James Timothy “JT” Meeks III was taken from the Sequatchie County Jail, where he has been held since August 2011, to the Marion County Jail during the wee morning hours on Monday.
Approximately nine hours later he appeared before Circuit Judge Thomas Graham, who sentenced him to 15 years in prison for causing the deaths of Chattanooga resident Annie E. Blevins, 24, and Nicholas Scott Clayton, 20, and Emily F. Clayton, 21, both of Sale Creek.
Further, the judge ruled, Meeks must serve another 12 years for reckless aggravated assault on the driver of Meeks’ targeted vehicle, 37-year-old Eric D. Blevins, who survived the crash and had been among the witnesses subpoenaed to testify in this week’s scheduled trial.
Meeks will receive credit for the time he has already been incarcerated on charges related to the fatal wreck, Judge Graham said.
The charges against Meeks grew out of a road-rage-related crash on remote Big Fork Road on Suck Creek Mountain around 4 a.m. on June 4, 2011.
Three months later, in August 2011, grand jurors returned 16 indictments against Meeks, including three that charged him with “unlawfully and recklessly (killing the three victims) during the perpetration of the attempted first-degree murder of Eric Blevins.”
Meeks fled the scene but was located days later in jail in Gordon County, Ga., where he signed a voluntary waiver of his rights before being interrogated by Georgia officers concerning a theft in that county.

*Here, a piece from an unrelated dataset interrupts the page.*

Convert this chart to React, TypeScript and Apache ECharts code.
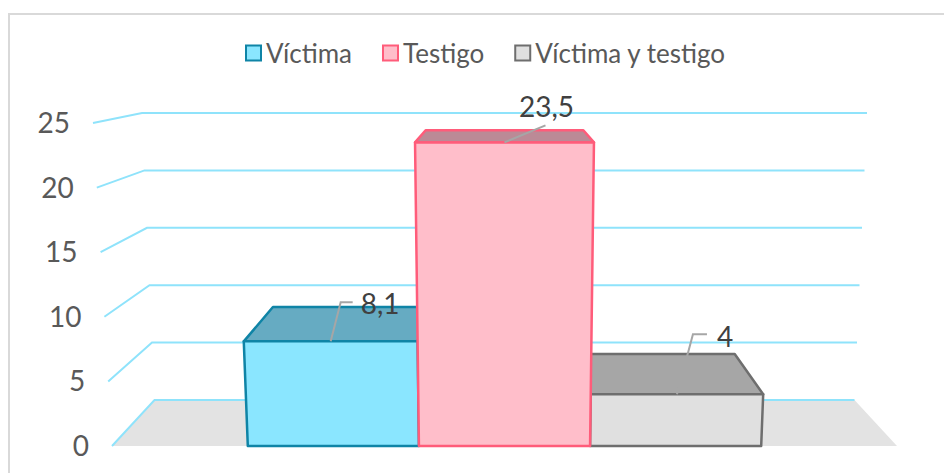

Shortly afterward, he was questioned at length by two different groups of officers from Tennessee – neither of which read him his rights, prosecutors admitted, because he had already waived them prior to the earlier interrogation by Georgia officers.
Further, according to court documents, despite Meeks’ objections the officers pressured him to talk to them by saying that the three dead victims were to be buried the next day and that it would comfort their families to know what had happened to their loved ones before they “put them in the ground.”

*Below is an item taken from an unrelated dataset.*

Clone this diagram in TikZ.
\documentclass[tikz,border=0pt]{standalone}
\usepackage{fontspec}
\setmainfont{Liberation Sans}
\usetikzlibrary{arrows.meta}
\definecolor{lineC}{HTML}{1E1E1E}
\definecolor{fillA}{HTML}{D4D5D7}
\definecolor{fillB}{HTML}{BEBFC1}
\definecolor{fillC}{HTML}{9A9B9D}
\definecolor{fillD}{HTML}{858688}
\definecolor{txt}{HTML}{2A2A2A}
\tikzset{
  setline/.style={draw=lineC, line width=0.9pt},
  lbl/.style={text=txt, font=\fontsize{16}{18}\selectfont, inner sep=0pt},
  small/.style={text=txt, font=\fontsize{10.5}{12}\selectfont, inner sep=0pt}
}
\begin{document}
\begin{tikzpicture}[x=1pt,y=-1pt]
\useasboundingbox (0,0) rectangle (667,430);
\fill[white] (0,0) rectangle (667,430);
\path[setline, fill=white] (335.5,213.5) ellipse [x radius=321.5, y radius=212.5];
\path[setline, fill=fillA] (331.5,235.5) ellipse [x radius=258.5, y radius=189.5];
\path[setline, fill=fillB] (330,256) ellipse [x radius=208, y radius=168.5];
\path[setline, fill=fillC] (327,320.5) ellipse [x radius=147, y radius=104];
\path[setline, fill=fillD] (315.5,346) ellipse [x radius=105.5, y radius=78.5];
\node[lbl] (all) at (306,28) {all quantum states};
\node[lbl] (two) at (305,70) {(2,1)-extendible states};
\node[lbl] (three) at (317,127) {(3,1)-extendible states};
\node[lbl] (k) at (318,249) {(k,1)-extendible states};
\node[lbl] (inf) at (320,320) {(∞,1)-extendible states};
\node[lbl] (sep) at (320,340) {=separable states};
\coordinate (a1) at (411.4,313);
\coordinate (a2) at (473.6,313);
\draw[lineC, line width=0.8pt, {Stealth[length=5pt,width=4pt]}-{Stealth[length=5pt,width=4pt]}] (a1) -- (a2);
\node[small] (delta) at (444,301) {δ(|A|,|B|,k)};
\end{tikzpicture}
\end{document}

“While it may be true that a confession from Mr. Meeks may have eased the minds of the victims’ families on the evening before the three funerals, and while it may have been convenient for the officers to extract an immediate confession rather that waiting . . . (the law) specifically provides that a suspect has the right to cut off questioning in order to control the time at which the questioning occurs, the subjects being discussed and the duration of the interrogation,” defense attorneys Keith Davis and Bob Morgan argued in a motion filed with the court.

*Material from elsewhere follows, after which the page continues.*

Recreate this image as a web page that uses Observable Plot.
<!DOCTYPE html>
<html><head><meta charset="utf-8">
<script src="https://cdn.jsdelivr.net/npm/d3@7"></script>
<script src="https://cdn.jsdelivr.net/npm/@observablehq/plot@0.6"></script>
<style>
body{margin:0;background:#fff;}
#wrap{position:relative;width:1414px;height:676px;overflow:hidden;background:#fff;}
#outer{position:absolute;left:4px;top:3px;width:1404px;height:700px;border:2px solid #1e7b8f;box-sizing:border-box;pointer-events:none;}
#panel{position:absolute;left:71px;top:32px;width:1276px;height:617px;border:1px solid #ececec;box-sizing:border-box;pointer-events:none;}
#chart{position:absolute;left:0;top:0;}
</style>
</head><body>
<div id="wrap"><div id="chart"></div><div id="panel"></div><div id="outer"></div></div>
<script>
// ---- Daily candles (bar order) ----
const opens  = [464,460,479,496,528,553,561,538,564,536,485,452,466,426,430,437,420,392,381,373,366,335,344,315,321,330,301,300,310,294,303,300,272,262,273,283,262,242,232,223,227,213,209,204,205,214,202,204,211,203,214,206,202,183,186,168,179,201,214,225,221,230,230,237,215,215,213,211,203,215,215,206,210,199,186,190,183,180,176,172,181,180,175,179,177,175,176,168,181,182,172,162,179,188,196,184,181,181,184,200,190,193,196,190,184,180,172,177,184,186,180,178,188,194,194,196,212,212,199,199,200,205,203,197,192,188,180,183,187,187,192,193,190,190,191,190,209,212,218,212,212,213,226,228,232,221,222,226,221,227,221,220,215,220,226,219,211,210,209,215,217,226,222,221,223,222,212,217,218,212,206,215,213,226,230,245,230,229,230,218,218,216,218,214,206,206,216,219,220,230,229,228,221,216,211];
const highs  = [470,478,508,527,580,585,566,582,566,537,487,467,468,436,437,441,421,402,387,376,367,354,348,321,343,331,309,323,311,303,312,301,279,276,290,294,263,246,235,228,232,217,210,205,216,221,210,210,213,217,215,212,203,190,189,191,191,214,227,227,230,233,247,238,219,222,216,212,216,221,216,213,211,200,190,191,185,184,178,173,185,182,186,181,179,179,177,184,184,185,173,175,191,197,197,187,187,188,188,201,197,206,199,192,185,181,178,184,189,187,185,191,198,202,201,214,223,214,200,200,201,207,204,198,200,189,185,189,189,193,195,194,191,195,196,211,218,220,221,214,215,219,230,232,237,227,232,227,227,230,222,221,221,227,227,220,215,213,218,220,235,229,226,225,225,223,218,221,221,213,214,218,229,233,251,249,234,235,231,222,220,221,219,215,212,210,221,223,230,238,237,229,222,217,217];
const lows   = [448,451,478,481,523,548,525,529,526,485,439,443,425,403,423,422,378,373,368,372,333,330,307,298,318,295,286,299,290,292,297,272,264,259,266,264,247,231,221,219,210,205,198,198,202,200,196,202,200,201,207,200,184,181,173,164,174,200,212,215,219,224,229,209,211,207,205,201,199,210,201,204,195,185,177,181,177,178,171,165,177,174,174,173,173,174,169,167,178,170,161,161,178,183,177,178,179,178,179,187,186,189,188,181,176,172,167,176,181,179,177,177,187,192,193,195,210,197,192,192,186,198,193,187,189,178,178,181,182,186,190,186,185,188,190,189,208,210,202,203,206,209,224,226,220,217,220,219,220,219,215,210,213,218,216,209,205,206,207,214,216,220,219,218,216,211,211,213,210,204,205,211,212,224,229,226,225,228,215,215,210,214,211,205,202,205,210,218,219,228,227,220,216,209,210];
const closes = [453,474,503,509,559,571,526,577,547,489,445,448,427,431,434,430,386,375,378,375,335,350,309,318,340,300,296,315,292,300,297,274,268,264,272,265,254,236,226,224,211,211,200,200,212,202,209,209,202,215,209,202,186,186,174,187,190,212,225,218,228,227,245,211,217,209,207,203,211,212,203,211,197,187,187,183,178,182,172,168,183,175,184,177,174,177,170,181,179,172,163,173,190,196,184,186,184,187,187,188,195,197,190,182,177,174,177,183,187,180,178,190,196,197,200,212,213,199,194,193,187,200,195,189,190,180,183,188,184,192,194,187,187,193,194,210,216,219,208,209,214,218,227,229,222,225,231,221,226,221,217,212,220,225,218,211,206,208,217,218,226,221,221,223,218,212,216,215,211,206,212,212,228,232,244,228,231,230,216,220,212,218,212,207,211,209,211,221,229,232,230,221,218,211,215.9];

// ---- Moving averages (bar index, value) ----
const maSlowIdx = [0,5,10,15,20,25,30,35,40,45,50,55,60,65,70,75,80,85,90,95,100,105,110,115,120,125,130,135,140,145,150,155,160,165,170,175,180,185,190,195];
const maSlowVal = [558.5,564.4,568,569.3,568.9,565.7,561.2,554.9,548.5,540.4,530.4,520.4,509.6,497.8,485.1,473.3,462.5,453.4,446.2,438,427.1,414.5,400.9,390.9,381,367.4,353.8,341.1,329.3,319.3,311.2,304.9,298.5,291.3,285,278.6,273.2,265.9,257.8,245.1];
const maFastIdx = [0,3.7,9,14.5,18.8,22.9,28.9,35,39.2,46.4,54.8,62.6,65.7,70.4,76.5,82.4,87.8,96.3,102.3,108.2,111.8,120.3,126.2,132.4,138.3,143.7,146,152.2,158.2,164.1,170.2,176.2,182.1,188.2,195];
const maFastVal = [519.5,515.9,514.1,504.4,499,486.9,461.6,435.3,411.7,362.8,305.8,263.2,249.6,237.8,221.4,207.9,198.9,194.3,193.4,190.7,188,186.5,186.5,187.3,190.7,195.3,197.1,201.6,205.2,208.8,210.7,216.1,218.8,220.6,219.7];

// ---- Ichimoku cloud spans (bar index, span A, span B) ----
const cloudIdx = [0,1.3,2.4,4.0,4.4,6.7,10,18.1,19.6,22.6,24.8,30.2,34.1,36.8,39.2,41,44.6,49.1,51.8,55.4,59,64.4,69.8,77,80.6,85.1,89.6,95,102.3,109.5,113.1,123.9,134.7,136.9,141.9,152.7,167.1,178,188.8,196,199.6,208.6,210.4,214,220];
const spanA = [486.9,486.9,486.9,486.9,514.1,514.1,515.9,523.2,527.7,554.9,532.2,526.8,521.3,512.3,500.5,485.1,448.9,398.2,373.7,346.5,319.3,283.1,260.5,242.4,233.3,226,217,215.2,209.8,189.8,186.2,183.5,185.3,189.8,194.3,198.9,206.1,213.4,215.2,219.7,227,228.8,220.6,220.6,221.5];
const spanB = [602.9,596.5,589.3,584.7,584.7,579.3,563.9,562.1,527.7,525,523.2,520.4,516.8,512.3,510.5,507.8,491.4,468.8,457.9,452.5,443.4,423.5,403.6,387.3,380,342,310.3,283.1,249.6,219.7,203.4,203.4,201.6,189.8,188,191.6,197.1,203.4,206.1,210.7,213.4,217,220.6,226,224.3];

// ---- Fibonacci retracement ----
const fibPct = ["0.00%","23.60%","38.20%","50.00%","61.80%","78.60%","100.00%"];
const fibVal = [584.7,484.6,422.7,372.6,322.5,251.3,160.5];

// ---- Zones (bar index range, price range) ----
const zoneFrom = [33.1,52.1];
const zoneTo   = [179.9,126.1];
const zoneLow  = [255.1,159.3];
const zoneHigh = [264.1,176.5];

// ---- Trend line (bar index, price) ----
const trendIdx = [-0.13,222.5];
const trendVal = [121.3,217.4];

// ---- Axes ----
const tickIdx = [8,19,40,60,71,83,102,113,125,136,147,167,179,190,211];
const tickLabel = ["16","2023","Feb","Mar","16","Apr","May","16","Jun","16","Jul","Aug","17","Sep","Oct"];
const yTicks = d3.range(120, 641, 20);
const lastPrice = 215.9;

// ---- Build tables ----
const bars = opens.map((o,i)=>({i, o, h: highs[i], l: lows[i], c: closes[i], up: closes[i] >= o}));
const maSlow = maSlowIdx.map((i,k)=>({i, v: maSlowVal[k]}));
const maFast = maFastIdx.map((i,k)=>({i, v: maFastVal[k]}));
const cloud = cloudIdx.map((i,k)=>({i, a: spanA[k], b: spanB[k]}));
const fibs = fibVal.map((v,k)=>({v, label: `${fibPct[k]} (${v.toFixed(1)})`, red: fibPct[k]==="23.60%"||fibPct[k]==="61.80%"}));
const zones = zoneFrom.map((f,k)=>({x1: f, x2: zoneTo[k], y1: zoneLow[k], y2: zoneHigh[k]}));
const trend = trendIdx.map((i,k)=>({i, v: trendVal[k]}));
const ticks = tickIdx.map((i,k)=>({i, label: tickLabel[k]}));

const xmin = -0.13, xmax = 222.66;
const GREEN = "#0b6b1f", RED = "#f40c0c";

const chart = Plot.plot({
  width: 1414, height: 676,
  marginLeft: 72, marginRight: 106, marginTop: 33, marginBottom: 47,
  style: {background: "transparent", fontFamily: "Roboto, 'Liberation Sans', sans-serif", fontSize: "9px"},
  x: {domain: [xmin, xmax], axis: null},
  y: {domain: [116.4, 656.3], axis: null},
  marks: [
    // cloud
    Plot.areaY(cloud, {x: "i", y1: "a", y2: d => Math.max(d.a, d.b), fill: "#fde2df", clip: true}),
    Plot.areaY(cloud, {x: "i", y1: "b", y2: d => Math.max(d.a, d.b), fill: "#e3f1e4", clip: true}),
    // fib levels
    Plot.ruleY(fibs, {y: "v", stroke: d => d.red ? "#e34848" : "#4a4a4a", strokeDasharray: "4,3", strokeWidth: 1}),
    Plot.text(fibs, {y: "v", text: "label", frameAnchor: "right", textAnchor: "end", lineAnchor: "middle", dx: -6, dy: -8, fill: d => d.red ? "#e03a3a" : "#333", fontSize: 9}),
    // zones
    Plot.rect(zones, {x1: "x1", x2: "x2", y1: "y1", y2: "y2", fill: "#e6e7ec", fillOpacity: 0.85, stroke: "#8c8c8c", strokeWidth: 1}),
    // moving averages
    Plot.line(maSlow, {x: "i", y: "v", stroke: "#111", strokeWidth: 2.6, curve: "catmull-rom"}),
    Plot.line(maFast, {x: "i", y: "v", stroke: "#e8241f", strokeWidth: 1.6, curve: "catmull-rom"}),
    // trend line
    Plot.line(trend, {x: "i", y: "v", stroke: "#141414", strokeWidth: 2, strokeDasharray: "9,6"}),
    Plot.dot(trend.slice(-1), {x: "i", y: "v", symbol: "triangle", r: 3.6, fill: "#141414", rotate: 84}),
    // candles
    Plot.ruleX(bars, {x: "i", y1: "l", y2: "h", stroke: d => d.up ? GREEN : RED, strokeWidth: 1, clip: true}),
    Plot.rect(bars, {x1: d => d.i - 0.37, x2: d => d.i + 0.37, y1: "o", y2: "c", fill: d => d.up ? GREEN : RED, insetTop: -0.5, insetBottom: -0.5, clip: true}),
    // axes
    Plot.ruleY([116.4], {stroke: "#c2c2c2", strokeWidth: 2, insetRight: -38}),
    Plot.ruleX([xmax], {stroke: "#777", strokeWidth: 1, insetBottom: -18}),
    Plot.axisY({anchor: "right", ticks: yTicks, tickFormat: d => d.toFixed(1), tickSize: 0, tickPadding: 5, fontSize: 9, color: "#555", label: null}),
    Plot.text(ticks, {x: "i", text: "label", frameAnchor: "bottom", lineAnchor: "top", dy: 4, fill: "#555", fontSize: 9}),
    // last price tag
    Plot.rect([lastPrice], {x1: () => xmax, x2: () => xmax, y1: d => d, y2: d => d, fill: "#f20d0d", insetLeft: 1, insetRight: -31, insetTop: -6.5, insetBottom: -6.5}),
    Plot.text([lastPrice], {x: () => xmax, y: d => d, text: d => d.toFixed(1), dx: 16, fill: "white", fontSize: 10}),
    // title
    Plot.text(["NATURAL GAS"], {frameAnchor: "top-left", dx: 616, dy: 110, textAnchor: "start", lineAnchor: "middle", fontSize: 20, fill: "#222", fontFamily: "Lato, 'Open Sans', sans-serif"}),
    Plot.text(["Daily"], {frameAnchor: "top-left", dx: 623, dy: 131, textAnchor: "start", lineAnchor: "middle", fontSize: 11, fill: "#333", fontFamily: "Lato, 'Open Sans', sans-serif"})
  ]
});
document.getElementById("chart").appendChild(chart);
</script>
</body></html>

The judge agreed, prohibiting prosecutors from using much of their evidence – including his confession – against Meeks in court.
Judge Graham also ruled that incriminating telephone calls Meeks made from the Georgia jail to girlfriend Amber Bankston, father Tim Meeks and friend Josh Johnson after confessing were “fruit of the poisonous tree” and also could not be introduced as evidence during the trial.
In addition to his time in prison, Judge Graham ordered Meeks to pay restitution for stolen vehicles to Teresa Staples of Signal Mountain, who is owed $2,861.53; and to Robert Vernon Greeson of Gordon County, Ga., who is owed $2,350.